**Set task**
Write out each line of the listing as it stands, without the images.

Start

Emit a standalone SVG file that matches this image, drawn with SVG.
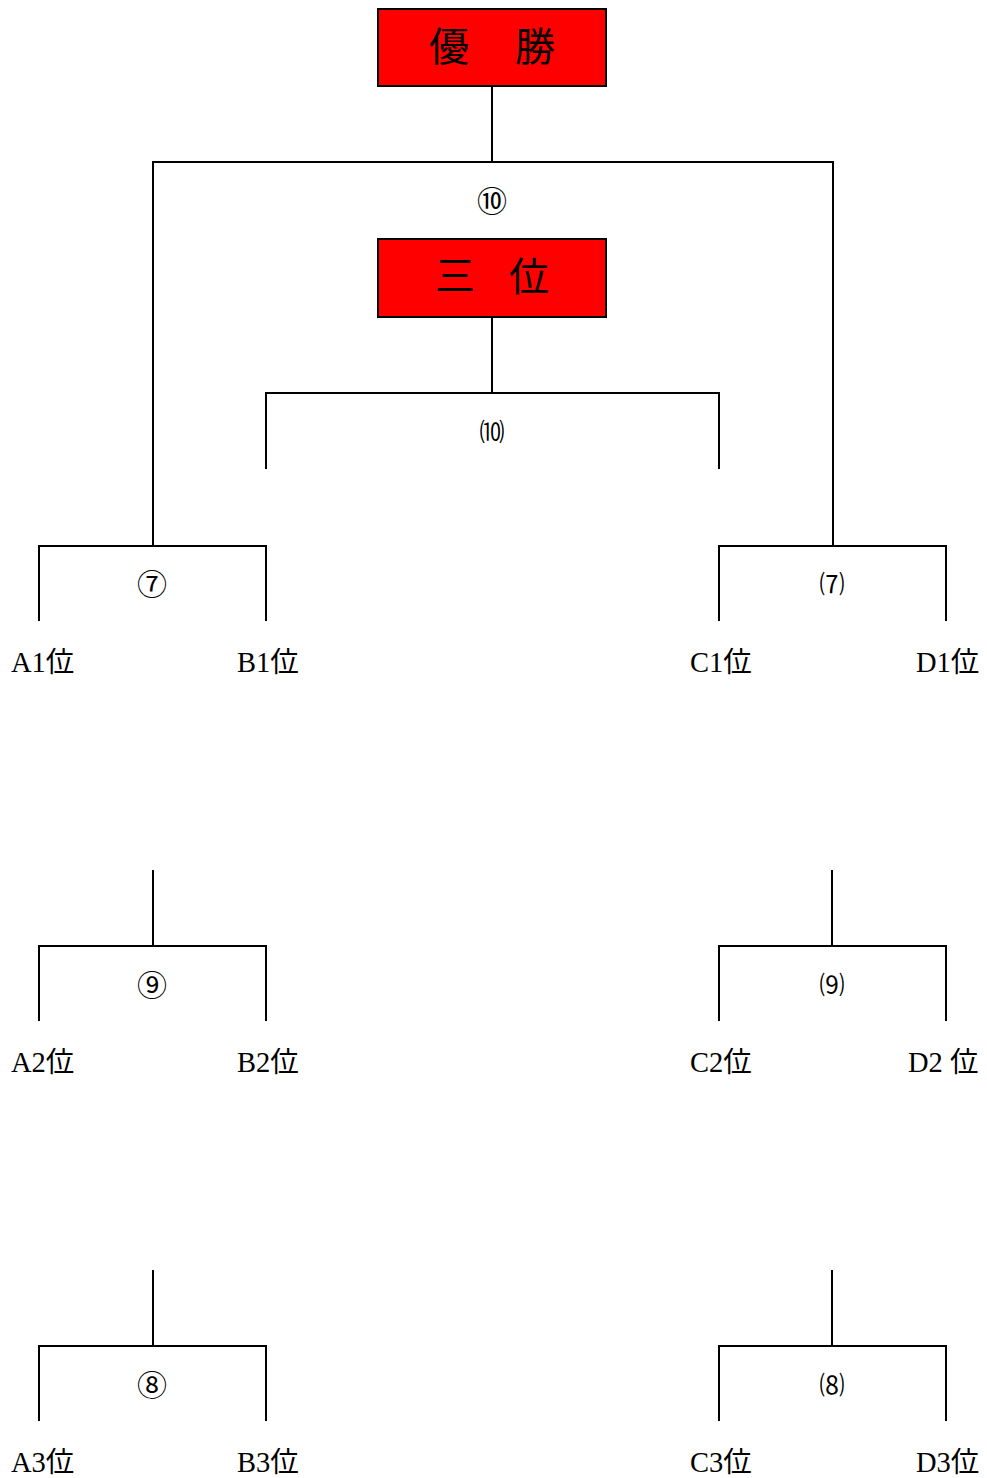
<svg xmlns="http://www.w3.org/2000/svg" width="987" height="1478" viewBox="0 0 987 1478">
<style>
.ln{fill:none;stroke:#000;stroke-width:2}
.box{fill:#ff0000;stroke:#000;stroke-width:2}
.bt{font-family:"Liberation Serif","Noto Sans CJK JP",serif;font-size:40px;fill:#000;text-anchor:middle}
.num{font-family:"Liberation Serif","Noto Sans CJK JP",serif;font-size:25px;fill:#000;text-anchor:middle;dominant-baseline:central}
.cn{font-size:30px}
.lb{font-family:"Liberation Serif","Noto Sans CJK JP",serif;font-size:28.5px;fill:#000}
</style>
<rect width="987" height="1478" fill="#fff"/>
<g id="connectors">
<path class="ln" d="M492 86V162M153 546V162H833V546"/>
<path class="ln" d="M492 317V393M266 469V393H719V469"/>
<path class="ln" d="M39 621V546H266V621"/>
<path class="ln" d="M719 621V546H946V621"/>
<path class="ln" d="M153 870V946M39 1021V946H266V1021"/>
<path class="ln" d="M832 870V946M719 1021V946H946V1021"/>
<path class="ln" d="M153 1270V1346M39 1421V1346H266V1421"/>
<path class="ln" d="M832 1270V1346M719 1421V1346H946V1421"/>
</g>
<g id="champion">
<rect class="box" x="378" y="9" width="228" height="77"/>
<text class="bt" x="449" y="61">優</text>
<text class="bt" x="535" y="61">勝</text>
</g>
<g id="third">
<rect class="box" x="378" y="239" width="228" height="78"/>
<text class="bt" x="455" y="290" font-size="34">三</text>
<text class="bt" x="529" y="291" font-size="35">位</text>
</g>
<g id="match-numbers">
<text class="num cn" x="492" y="201">⑩</text>
<text class="num" x="492" y="432">⑽</text>
<text class="num cn" x="152" y="584">⑦</text>
<text class="num" x="832" y="584">⑺</text>
<text class="num cn" x="152" y="985">⑨</text>
<text class="num" x="832" y="985">⑼</text>
<text class="num cn" x="152" y="1385">⑧</text>
<text class="num" x="832" y="1385">⑻</text>
</g>
<g id="teams">
<text class="lb" x="11" y="672">A1位</text>
<text class="lb" x="237" y="672">B1位</text>
<text class="lb" x="690" y="672">C1位</text>
<text class="lb" x="916" y="672">D1位</text>
<text class="lb" x="11" y="1072">A2位</text>
<text class="lb" x="237" y="1072">B2位</text>
<text class="lb" x="690" y="1072">C2位</text>
<text class="lb" x="908" y="1072">D2 位</text>
<text class="lb" x="11" y="1472">A3位</text>
<text class="lb" x="237" y="1472">B3位</text>
<text class="lb" x="690" y="1472">C3位</text>
<text class="lb" x="916" y="1472">D3位</text>
</g>
</svg>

End

**Exercise response**
Emit a standalone SVG file that matches this image, drawn with SVG.
<svg xmlns="http://www.w3.org/2000/svg" width="987" height="1478" viewBox="0 0 987 1478">
<style>
.ln{fill:none;stroke:#000;stroke-width:2}
.box{fill:#ff0000;stroke:#000;stroke-width:2}
.bt{font-family:"Liberation Serif","Noto Sans CJK JP",serif;font-size:40px;fill:#000;text-anchor:middle}
.num{font-family:"Liberation Serif","Noto Sans CJK JP",serif;font-size:25px;fill:#000;text-anchor:middle;dominant-baseline:central}
.cn{font-size:30px}
.lb{font-family:"Liberation Serif","Noto Sans CJK JP",serif;font-size:28.5px;fill:#000}
</style>
<rect width="987" height="1478" fill="#fff"/>
<g id="connectors">
<path class="ln" d="M492 86V162M153 546V162H833V546"/>
<path class="ln" d="M492 317V393M266 469V393H719V469"/>
<path class="ln" d="M39 621V546H266V621"/>
<path class="ln" d="M719 621V546H946V621"/>
<path class="ln" d="M153 870V946M39 1021V946H266V1021"/>
<path class="ln" d="M832 870V946M719 1021V946H946V1021"/>
<path class="ln" d="M153 1270V1346M39 1421V1346H266V1421"/>
<path class="ln" d="M832 1270V1346M719 1421V1346H946V1421"/>
</g>
<g id="champion">
<rect class="box" x="378" y="9" width="228" height="77"/>
<text class="bt" x="449" y="61">優</text>
<text class="bt" x="535" y="61">勝</text>
</g>
<g id="third">
<rect class="box" x="378" y="239" width="228" height="78"/>
<text class="bt" x="455" y="290" font-size="34">三</text>
<text class="bt" x="529" y="291" font-size="35">位</text>
</g>
<g id="match-numbers">
<text class="num cn" x="492" y="201">⑩</text>
<text class="num" x="492" y="432">⑽</text>
<text class="num cn" x="152" y="584">⑦</text>
<text class="num" x="832" y="584">⑺</text>
<text class="num cn" x="152" y="985">⑨</text>
<text class="num" x="832" y="985">⑼</text>
<text class="num cn" x="152" y="1385">⑧</text>
<text class="num" x="832" y="1385">⑻</text>
</g>
<g id="teams">
<text class="lb" x="11" y="672">A1位</text>
<text class="lb" x="237" y="672">B1位</text>
<text class="lb" x="690" y="672">C1位</text>
<text class="lb" x="916" y="672">D1位</text>
<text class="lb" x="11" y="1072">A2位</text>
<text class="lb" x="237" y="1072">B2位</text>
<text class="lb" x="690" y="1072">C2位</text>
<text class="lb" x="908" y="1072">D2 位</text>
<text class="lb" x="11" y="1472">A3位</text>
<text class="lb" x="237" y="1472">B3位</text>
<text class="lb" x="690" y="1472">C3位</text>
<text class="lb" x="916" y="1472">D3位</text>
</g>
</svg>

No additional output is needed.